Advertisement

Carnegie raising oversubscribed

Moves by emerging renewable power player Carnegie Wave Energy to tap the market have been rewarded after investors overwhelmingly backed its latest capital raising.

It is understood that Carnegie will this morning reveal that a share purchase plan that was designed to raise $6 million had been oversubscribed.

The North Fremantle-based company is believed to have generated $7.6 million from the plan while collecting further commitments worth about $1.5 million through a private placement.

After raising more than $9 million from the twin measures, Carnegie will use the funds to bankroll the design and development of its next generation of wave power technology.

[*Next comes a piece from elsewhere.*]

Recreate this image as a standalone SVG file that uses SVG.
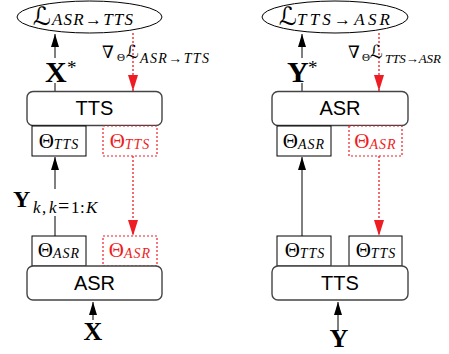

That advance, known as CETO 6, will see the capacity of generating units jump from 240kW - the capacity of the current CETO 5 technology - to 1MW.

Under a landmark deal struck last year, Carnegie is set to sell electricity to Australia's largest navel base, HMAS Stirling, using CETO 5 modules located west of Garden Island.

It has separately negotiated an agreement to supply the naval base with desalinated water.

However, the Grant Mooney-chaired company has built into the deal an option that would allow it to use upgraded technology such as CETO 6 units, a move which would significantly expand the project's capacity.

In the meantime, Carnegie boss Michael Ottaviano said it would need to prove the technology can work and has identified two sites - at Garden Island or Cornwall in the UK - to carry out the trials.

Carnegie is using world-first technology to build submerged buoys which are tethered to seabed pump units. Passing waves move the buoys, which drive the pumps. Carnegie shares last traded at 5.4¢.